Formation and growth mechanisms of natural metastable twin boundary in crystalline β-octahydro-1,3,5,7-tetranitro-1,3,5,7-tetrazocine: a computational study

Abstract

The twin boundary (TB), a typical planar defect, occurs naturally in molecular explosives and manipulates their sensitivities to external stimuli. We systemically studied the formation and growth mechanisms of the TBs in the β-octahydro-1,3,5,7-tetranitro-1,3,5,7-tetrazocine (β-HMX) crystal by using self-consistent charge density functional tight binding with dispersion corrections. The three TB species along the [010] zone axis based upon the experiments were considered. The (001)/[010] TB species are more favorable energetically than other TB species.
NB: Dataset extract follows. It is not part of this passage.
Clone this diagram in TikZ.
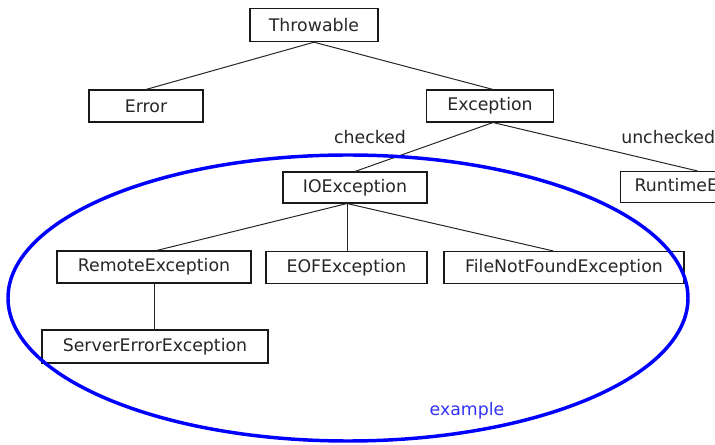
\documentclass[tikz,border=0pt]{standalone}
\usepackage{fontspec}
\setmainfont{DejaVu Sans}
\definecolor{txtgray}{RGB}{38,38,38}
\definecolor{exblue}{RGB}{50,50,245}
\begin{document}
\begin{tikzpicture}[x=0.75pt,y=-0.75pt,
  cls/.style={draw=black!90, line width=0.8pt, rectangle, inner sep=0pt,
    minimum height=24pt, font=\fontsize{13}{15}\selectfont, text=txtgray},
  lbl/.style={inner sep=0pt, font=\fontsize{13}{15}\selectfont, text=txtgray},
  link/.style={draw=black!85, line width=0.75pt}]
\useasboundingbox (0,0) rectangle (715,445);

% class boxes
\node[cls, minimum width=96pt, minimum height=25pt] (thr) at (314,25) {Throwable};
\node[cls, minimum width=85.5pt] (err) at (146,106) {Error};
\node[cls, minimum width=95.25pt] (exc) at (490,106) {Exception};
\node[cls, minimum width=108pt, minimum height=23.25pt] (ioe) at (355,187.5) {IOException};
\node[cls, minimum width=139.5pt, anchor=west, minimum height=23.25pt] (rte) at (620,187) {RuntimeException};
\node[cls, minimum width=145.5pt] (rem) at (154,267) {RemoteException};
\node[cls, minimum width=120.75pt] (eof) at (346.5,267.5) {EOFException};
\node[cls, minimum width=180pt] (fnf) at (564,267.5) {FileNotFoundException};
\node[cls, minimum width=169.5pt, minimum height=24.75pt] (see) at (155,346.5) {ServerErrorException};

% junction points on the lower edges of the parent boxes
\coordinate (excfoot) at ([xshift=2.25pt]exc.south);
\coordinate (ioefoot) at ([xshift=-6pt]ioe.south);

% inheritance links
\draw[link] (thr.south) -- (err.north);
\draw[link] (thr.south) -- ([xshift=2.25pt]exc.north);
\draw[link] (excfoot) -- (ioe.north);
\draw[link] (excfoot) -- ([xshift=-12pt]rte.north);
\draw[link] (ioefoot) -- ([xshift=2pt]rem.north);
\draw[link] (ioefoot) -- (ioefoot |- eof.north);
\draw[link] (ioefoot) -- ([xshift=-8pt]fnf.north);
\draw[link] (rem.south) -- (rem.south |- see.north);

% branch labels
\node[lbl] (chk) at (370,137) {checked};
\node[lbl, anchor=west] (unchk) at (621,137) {unchecked};

% grouping ellipse
\draw[blue, line width=2.6pt] (348,298) ellipse [x radius=255pt, y radius=107.25pt];
\node[lbl, text=exblue] (ex) at (467,411) {example};
\end{tikzpicture}
\end{document}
The twinning in β-HMX most probably occurs on the (001) plane rather than on the (101) plane, which reproduces the naturally occurred twinned crystals in the experiments well. The TB-induced symmetry breaking alters not only the geometries but also on the electronic structures of the HMX molecules located at TB. The inner surface, outer surface, and intersection of the two surfaces are suggested to play vital roles in sensitizing the condensed phase β-HMX and to act as a trigger in initiating the chemical decomposition. The HMX molecule is most likely to be adsorbed in the concave site on (001) plane through either normal or twinning pathway in a competitive manner. After the grooves on (001) surface being filled, new grooves merge naturally for further adsorption.